Однако кровоточивость не прекратилась окончательно. «Я имел вид дурачка, — пишет Каза, — и постоянно ходил с открытым ртом…» Врачи терялись в догадках относительно его болезни (как и мы), наконец было решено, что ему следует поменять климат. Баффо поддержал это решение и взялся сопровождать Джакомо, его мать Дзанетту и некоего аббата из семейства Гримани в Падую.
Сели в буркьелло, «маленькую барку», и отправились в путь. Джакомо все в новинку: он видит, как мимо бесшумно проплывают деревья, и заключает, что они ходят. Матушка вздыхает над его глупостью и говорит, что движется лодка, а не деревья. Джакомо понимает и тут же развивает мысль: так, может статься, говорит он матери, не солнце вовсе движется по небу, а мы сами перемещаемся с запада на восток. Мать возмущается, обзывает его дурнем, аббат сожалеет о его скудоумии, а Баффо, фривольный поэт-вольнодумец, нежно его обнимает и говорит:
«Ты прав, дитя мое. Солнце не движется. Не падай духом, будь всегда последователен в рассуждениях, и пусть себе смеются».

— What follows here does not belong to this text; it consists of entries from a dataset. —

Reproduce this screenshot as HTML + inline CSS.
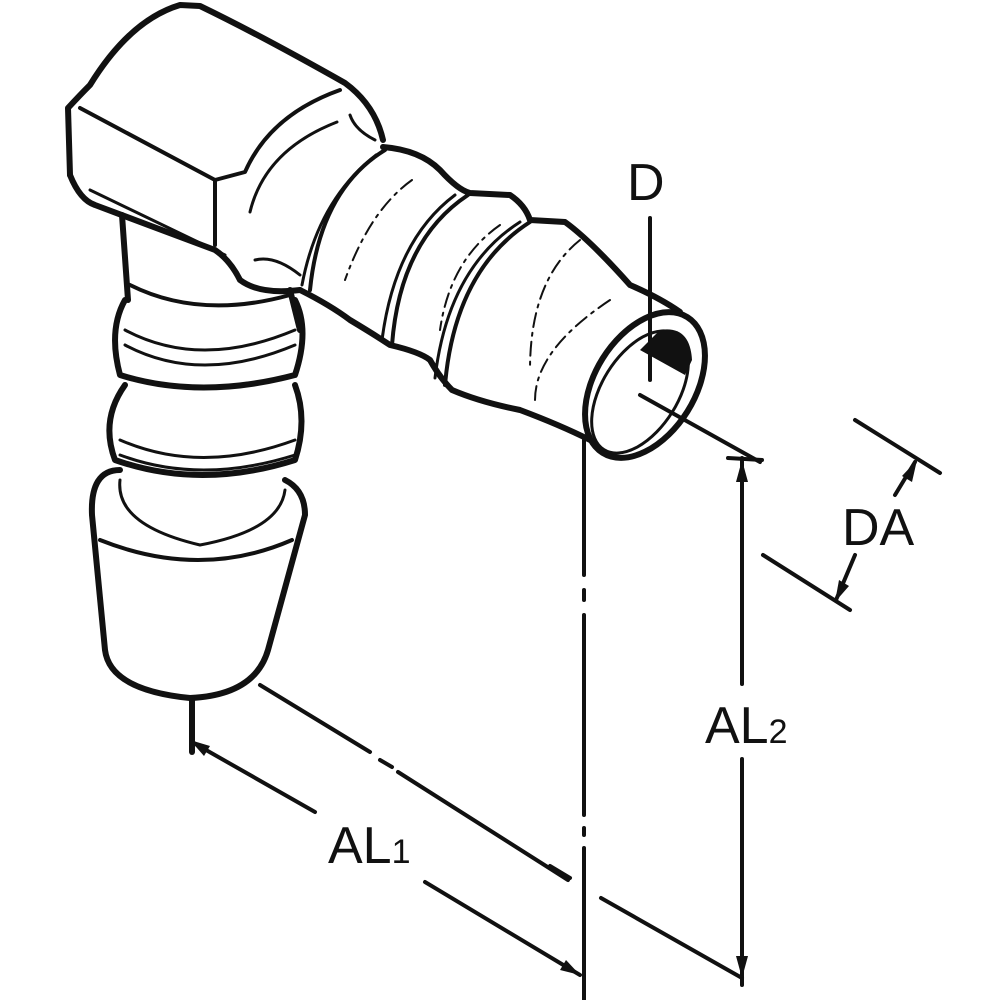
<!DOCTYPE html>
<html><head><meta charset="utf-8"><style>
html,body{margin:0;padding:0;background:#fff}
svg{display:block}
text{font-family:"Liberation Sans",Arial,sans-serif;fill:#111}
</style></head><body>
<svg width="1000" height="1000" viewBox="0 0 1000 1000" xmlns="http://www.w3.org/2000/svg">
<g fill="none" stroke="#111" stroke-width="6" stroke-linejoin="round" stroke-linecap="round">
<path d="M70,175 L68,108 Q80,95 90,85 Q130,20 180,5 L200,6 Q260,35 345,83 Q375,105 383,140"/>
<path d="M80,108 L215,180 L245,172 Q270,115 340,90" stroke-width="4"/>
<path d="M215,180 L215,245" stroke-width="4"/>
<path d="M70,175 Q80,200 95,205 L215,250 Q230,260 240,280 Q260,295 300,290" />
<path d="M90,190 L225,255" stroke-width="3"/>
<path d="M250,212 Q265,150 337,122" stroke-width="3"/>
<path d="M350,115 Q355,130 375,140" stroke-width="3"/>
<path d="M255,260 Q275,255 300,275" stroke-width="3"/>
<path d="M122,215 Q125,260 128,300"/>
<path d="M130,285 Q200,320 290,295" stroke-width="4"/>
<path d="M290,290 L300,330"/>
<path d="M125,300 Q108,330 120,375 Q200,400 295,375 Q310,330 295,300"/>
<path d="M125,330 Q200,370 295,330" stroke-width="3"/>
<path d="M125,345 Q200,385 295,345" stroke-width="3"/>
<path d="M125,385 Q100,420 115,460 Q200,490 295,460 Q308,420 295,385"/>
<path d="M120,440 Q200,475 295,440" stroke-width="3"/>
<path d="M120,455 Q200,485 295,455" stroke-width="3"/>
<path d="M120,470 Q90,470 92,515 L105,650 Q110,690 190,698 Q255,695 268,650 L305,515 Q305,490 285,480"/>
<path d="M120,480 Q115,525 200,545 Q280,530 285,490" stroke-width="3"/>
<path d="M100,540 Q200,580 292,540" stroke-width="4"/>
<path d="M192,698 L192,752"/>
<path d="M383,147 Q420,150 440,170 Q458,190 470,193 L510,195 Q525,205 530,220 L565,222 Q590,240 630,285 Q660,298 680,312"/>
<path d="M300,290 Q330,305 350,320 Q375,335 390,345 Q420,352 430,360 Q440,378 452,390 Q480,402 520,410 Q560,425 590,440"/>
<path d="M385,150 Q320,190 310,290" stroke-width="4"/>
<path d="M376,155 Q318,200 302,285" stroke-width="3"/>
<path d="M468,195 Q400,240 392,345" stroke-width="4"/>
<path d="M455,195 Q395,240 382,340" stroke-width="3"/>
<path d="M530,222 Q455,270 445,385" stroke-width="4"/>
<path d="M520,222 Q448,268 435,378" stroke-width="3"/>
<path d="M412,180 Q370,210 345,280" stroke-width="2" stroke-dasharray="14 6 3 6"/>
<path d="M500,225 Q450,260 440,330" stroke-width="2" stroke-dasharray="14 6 3 6"/>
<path d="M580,240 Q530,280 530,370" stroke-width="2" stroke-dasharray="14 6 3 6"/>
<path d="M610,300 Q535,350 535,400" stroke-width="2" stroke-dasharray="14 6 3 6"/>
<ellipse cx="645" cy="385" rx="50" ry="80" transform="rotate(32 645 385)"/>
<ellipse cx="640" cy="392" rx="38" ry="68" transform="rotate(32 640 392)" stroke-width="3"/>
</g>
<path d="M660,330 Q690,325 692,360 L685,375 L640,350 Z" fill="#111"/>
<g fill="none" stroke="#111" stroke-width="4" stroke-linecap="round">
<line x1="632" y1="355" x2="680" y2="380" stroke="#fff" stroke-width="4"/>
<line x1="650" y1="218" x2="650" y2="380"/>
<line x1="640" y1="395" x2="760" y2="462"/>
<path d="M584,440 L584,575 M584,590 L584,600 M584,615 L584,815 M584,828 L584,835 M584,848 L584,1000"/>
<line x1="728" y1="458" x2="762" y2="460"/>
<line x1="742" y1="458" x2="742" y2="684"/>
<line x1="742" y1="759" x2="742" y2="985"/>
<line x1="601" y1="898" x2="742" y2="978"/>
<line x1="550" y1="866" x2="570" y2="878"/>
<line x1="855" y1="420" x2="940" y2="473"/>
<line x1="763" y1="555" x2="850" y2="610"/>
<line x1="915" y1="462" x2="895" y2="495"/>
<line x1="855" y1="555" x2="836" y2="600"/>
<path d="M260,685 L370,752 M380,760 L392,767 M398,772 L568,880"/>
<line x1="192" y1="742" x2="315" y2="812"/>
<line x1="425" y1="882" x2="580" y2="975"/>
</g>
<g fill="#111">
<path d="M742,460 l-6,22 l12,0 z"/>
<path d="M742,978 l-6,-22 l12,0 z"/>
<path d="M917,460 l-5,22 l-10,-6 z"/>
<path d="M835,602 l4,-22 l10,6 z"/>
<path d="M190,740 l20,6 l-6,10 z"/>
<path d="M580,975 l-20,-5 l6,-10 z"/>
</g>
<text x="627" y="200" font-size="52">D</text>
<text x="842" y="545" font-size="52">DA</text>
<text x="705" y="743" font-size="52">AL<tspan font-size="34">2</tspan></text>
<text x="328" y="863" font-size="52">AL<tspan font-size="34">1</tspan></text>
</svg>
</body></html>
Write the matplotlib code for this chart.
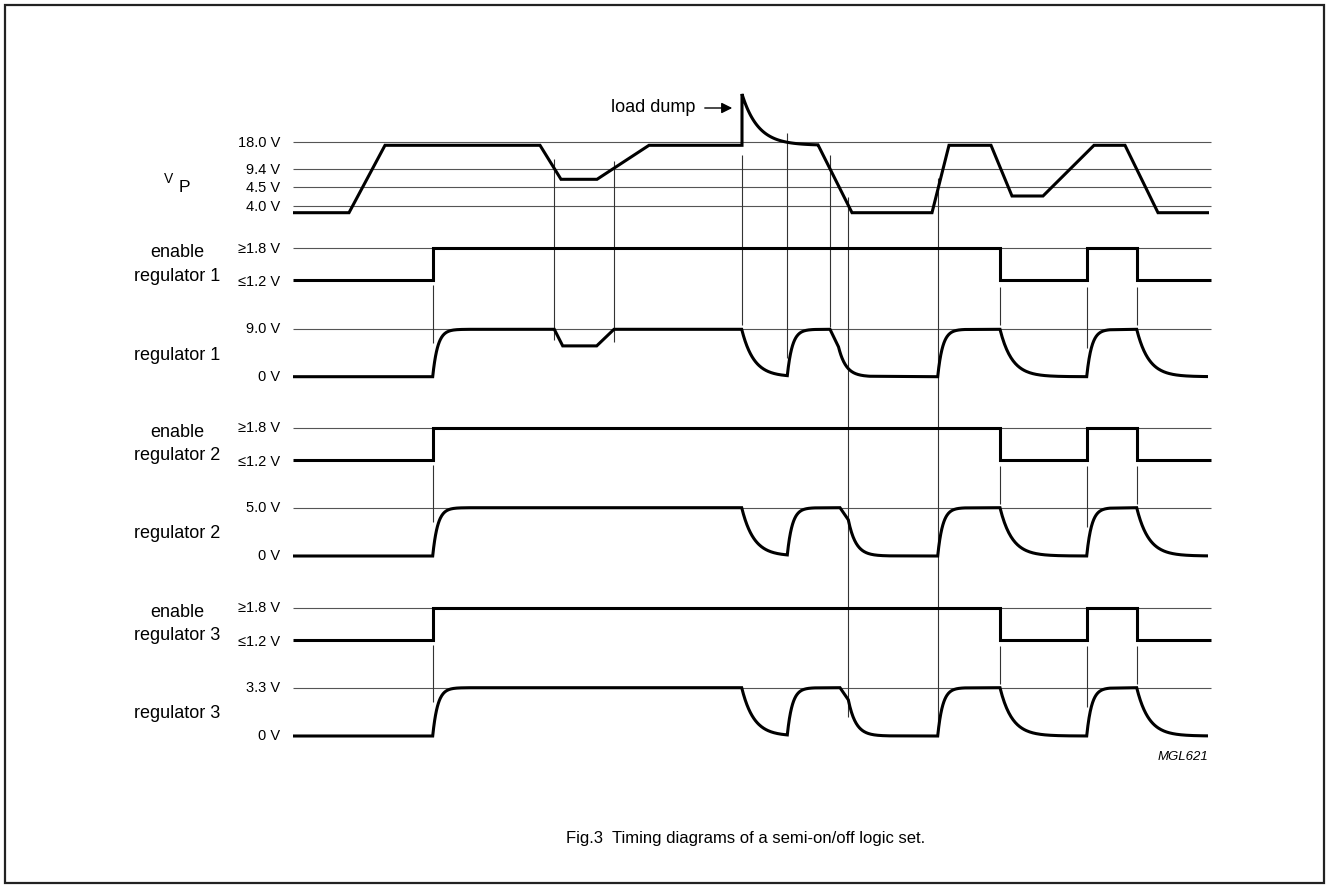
import numpy as np
import matplotlib.pyplot as plt
from matplotlib.patches import Rectangle

plt.rcParams['font.family'] = ['Liberation Sans', 'DejaVu Sans']

# horizontal extent of the traces (time units of the drawing)
t_start, t_end = 293, 1211

# reference levels of every row (vertical units, growing downwards)
vp_ref = [142.3, 168.7, 187.0, 206.3]
vp_ref_labels = ['18.0 V', '9.4 V', '4.5 V', '4.0 V']
en_high = [248.5, 428.3, 608.3]
en_low = [280.0, 459.5, 639.5]
reg_high = [329.3, 507.7, 687.7]
reg_low = [376.7, 556.0, 736.0]
reg_ref_labels = ['9.0 V', '5.0 V', '3.3 V']
row_names = ['regulator 1', 'regulator 2', 'regulator 3']

# V_P trace
vp_hi, vp_lo = 145.3, 212.7
vp_dip1, vp_dip2, vp_peak = 179.3, 196.0, 94.0
vp_t = [293, 349, 385, 540, 561, 597, 649, 742, 742, 818, 852, 932, 949,
        991, 1012, 1043, 1094, 1125, 1158, 1209]
vp_y = [vp_lo, vp_lo, vp_hi, vp_hi, vp_dip1, vp_dip1, vp_hi, vp_hi, vp_peak,
        vp_hi, vp_lo, vp_lo, vp_hi, vp_hi, vp_dip2, vp_dip2, vp_hi, vp_hi,
        vp_lo, vp_lo]
vp_k = ['l'] * 9 + ['p'] + ['l'] * 10

# enable inputs (same for all three regulators), 1 = high, 0 = low
en_t = [293, 432.7, 432.7, 1000, 1000, 1086.7, 1086.7, 1136.7, 1136.7, 1211]
en_state = [0, 0, 1, 1, 0, 0, 1, 1, 0, 0]

# regulator outputs as fraction of the nominal voltage
reg1_t = [293, 432.7, 470, 554.3, 562.7, 596.7, 614, 741.7, 787.3, 815, 830,
          838.5, 870, 937.7, 965, 1000, 1086.7, 1110, 1136.7, 1208]
reg1_v = [0, 0, 1, 1, 0.65, 0.65, 1, 1, 0, 1, 1, 0.63, 0, 0, 1, 1, 0, 1, 1, 0]
reg1_k = ['l', 'l', 'r', 'l', 'l', 'l', 'l', 'l', 'd', 'r', 'l', 'l', 'f',
          'l', 'r', 'l', 'd', 'r', 'l', 'd']
reg23_t = [293, 432.7, 470, 741.7, 787.3, 815, 840, 848.3, 890, 937.7, 965,
           1000, 1086.7, 1110, 1136.7, 1208]
reg23_v = [0, 0, 1, 1, 0, 1, 1, 0.75, 0, 0, 1, 1, 0, 1, 1, 0]
reg23_k = ['l', 'l', 'r', 'l', 'd', 'r', 'l', 'l', 'f', 'l', 'r', 'l', 'd',
           'r', 'l', 'd']

# thin vertical timing marks
mark_t = [432.7, 432.7, 432.7, 554.3, 614, 741.7, 787.3, 830, 848.3, 937.7,
          1000, 1086.7, 1136.7, 1000, 1086.7, 1136.7, 1000, 1086.7, 1136.7]
mark_top = [285, 465, 645, 159, 160.7, 155, 133, 155, 196.7, 178,
            286.7, 286.7, 286.7, 466, 466, 466, 646, 646, 646]
mark_bot = [343, 522, 702, 340, 341.7, 325, 358, 327, 717, 723,
            325, 348, 325, 504, 527, 504, 684, 707, 684]

taus = {'r': 5.0, 'd': 12.0, 'f': 7.5, 'p': 16.0}


def trace(ts, ys, kinds):
    xs, out = [ts[0]], [ys[0]]
    for t, y, k in zip(ts[1:], ys[1:], kinds[1:]):
        if k == 'l':
            xs.append(t)
            out.append(y)
        else:
            t0, y0 = xs[-1], out[-1]
            tt = np.linspace(t0, t, 80)
            yy = y + (y0 - y) * np.exp(-(tt - t0) / taus[k])
            xs.extend(tt[1:])
            out.extend(yy[1:])
    return xs, out


fig = plt.figure(figsize=(13.27, 8.88), dpi=100)
ax = fig.add_axes([0, 0, 1, 1])
ax.set_xlim(0, 1327)
ax.set_ylim(888, 0)
ax.axis('off')

ax.add_patch(Rectangle((5, 5), 1319, 878, fill=False, lw=1.6, ec='#222'))

thin = dict(color='#555', lw=0.8)
sig = dict(color='black', lw=2.2, solid_joinstyle='miter', solid_capstyle='butt')
tick_fs = 10.5
name_fs = 13

# reference lines
ax.hlines(vp_ref, t_start, t_end, **thin)
ax.hlines(en_high, t_start, t_end, **thin)
ax.hlines(reg_high, t_start, t_end, **thin)
ax.vlines(mark_t, mark_top, mark_bot, color='#333', lw=0.8)

# V_P
x, y = trace(vp_t, vp_y, vp_k)
ax.plot(x, y, **sig)
for lev, lab in zip(vp_ref, vp_ref_labels):
    ax.text(280, lev + 1, lab, ha='right', va='center', fontsize=tick_fs)
ax.text(169, 179, 'V', ha='center', va='center', fontsize=10)
ax.text(184, 187, 'P', ha='center', va='center', fontsize=12.5)

ax.annotate('', xy=(735, 108), xytext=(702, 108),
            arrowprops=dict(arrowstyle='-|>', color='black', lw=1,
                            mutation_scale=16))
ax.text(695, 108, 'load dump', ha='right', va='center', fontsize=name_fs)

for i in range(3):
    hi, lo = en_high[i], en_low[i]
    ey = [lo - s * (lo - hi) for s in en_state]
    ax.plot(en_t, ey, **sig)
    ax.text(280, hi, '≥1.8 V', ha='right', va='center', fontsize=tick_fs)
    ax.text(280, lo + 2, '≤1.2 V', ha='right', va='center', fontsize=tick_fs)
    ax.text(177, hi + 4, 'enable', ha='center', va='center', fontsize=name_fs)
    ax.text(177, lo - 4, row_names[i], ha='center', va='center', fontsize=name_fs)

    hi, lo = reg_high[i], reg_low[i]
    if i == 0:
        ts, vs, ks = reg1_t, reg1_v, reg1_k
    else:
        ts, vs, ks = reg23_t, reg23_v, reg23_k
    ry = [lo - v * (lo - hi) for v in vs]
    x, y = trace(ts, ry, ks)
    ax.plot(x, y, **sig)
    ax.text(280, hi, reg_ref_labels[i], ha='right', va='center', fontsize=tick_fs)
    ax.text(280, lo, '0 V', ha='right', va='center', fontsize=tick_fs)
    ax.text(177, (hi + lo) / 2 + 2, row_names[i], ha='center', va='center',
            fontsize=name_fs)

ax.text(1208, 757, 'MGL621', ha='right', va='center', fontsize=9.5,
        style='italic')
ax.text(566, 838, 'Fig.3  Timing diagrams of a semi-on/off logic set.',
        ha='left', va='center', fontsize=12)

fig.savefig('out.png', dpi=100)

Итак, с одной стороны, мать и аббат (обскурантизм). С другой — скандальной славы поэт (разум). Особо подчеркиваю слова «дитя мое».
Не обращая внимания на двух других спутников, Баффо продолжает разговор с Джакомо и дает объяснения, понятные для его «наивного, ясного ума».
«То было первое истинное удовольствие, какое довелось мне испытать в жизни. Не окажись рядом синьора Баффо, разум мой в ту минуту мог бы замутиться, в нем утвердилось бы малодушное легковерие. Глупость взрослых, без сомнения, притупила бы во мне способность мыслить здраво, в чем я, быть может, не достиг совершенства, но чему всецело обязан счастием, каковым наслаждаюсь, оставаясь наедине с самим собою».
Мало кто ощущает, что обращается вокруг солнца вместе с земным шаром. И еще меньше таких, кто не побоится подумать, что его мать глупа.
Джакомо Казанова считался в семье недоумком. А стал гением.
«Те, кому прожитые годы придают, как доброму вину, все больше тонкости и вкуса, любят еще раз мысленно переживать свой любовный опыт».
Не о Казанове ли думал Ницше, записывая эту фразу? Таких можно привести еще много. Ницше любил Стендаля, а значит, и Казанову.
Казанова часто описывает свои любовные похождения в алхимических терминах и, разумеется, сдабривая рассказ непринужденной иронией. Вот, кажется, он в шаге от Великого Творения, но слишком поспешил или некстати заболел, и все сорвалось, приходится начинать все заново. Искусство любовной войны (словесных атак и рукопашного боя) подобно музыке или управлению государством.
В конечном счете принцип тут один:
Ловить Его явления, сияние, знамения. Каза не связан в своих желаниях. Он следует предчувствию, увлечению с первого взгляда. Не здесь, так там. Или где-то еще. Он лавирует между громами и молниями.
У людей с Богом довольно курьезные отношения. Они не могут обойтись без Него, знают, что Он настигает, где и когда пожелает, и мечтают об этой минуте, в то же время они морочат Ему голову, донимают заумными речами и системами, пристают со своими святынями, нелепыми жертвоприношениями. Когда же Он возникает прямо у них перед глазами, они Его не узнают. Напрашивается сравнение с Фрейдом, которому Шарко в больнице Сальпетриер шептал на ухо, что истерия всегда развивается на сексуальной почве. Ну да, думал Фрейд, но почему он никогда не говорит об этом публично? Ведь это бросается в глаза.
Взять, к примеру, Беттину, первую любовь совсем юного Джакомо. Ее терзания — вполне определенного свойства, но окружающие предпочитают думать, что она безумна, одержима бесом. Бес силен — как его ни изгоняют, он упорствует. Разыгрываются тяжелые и смешные сцены. Джакомо, начитанный и наученный собственным темпераментом, жалеет бедняжку. Слуги Господа занимаются страждущей, на то они и существуют (время идет, слуги Господа меняются, но повадка их остается прежней: они все так же игнорируют очевидные вещи).
Джакомо прочат в священники (для бедняка это путь наверх). Но что у него общего со святошами: с тем, который остриг ему, спящему, волосы, или с тем, который не позволял ему произнести проповедь с цитатами из Горация, или с ревностным надзирателем в семинарии, следящим, чтобы мальчики не ходили друг к другу по ночам и не мастурбировали? Решительно ничего!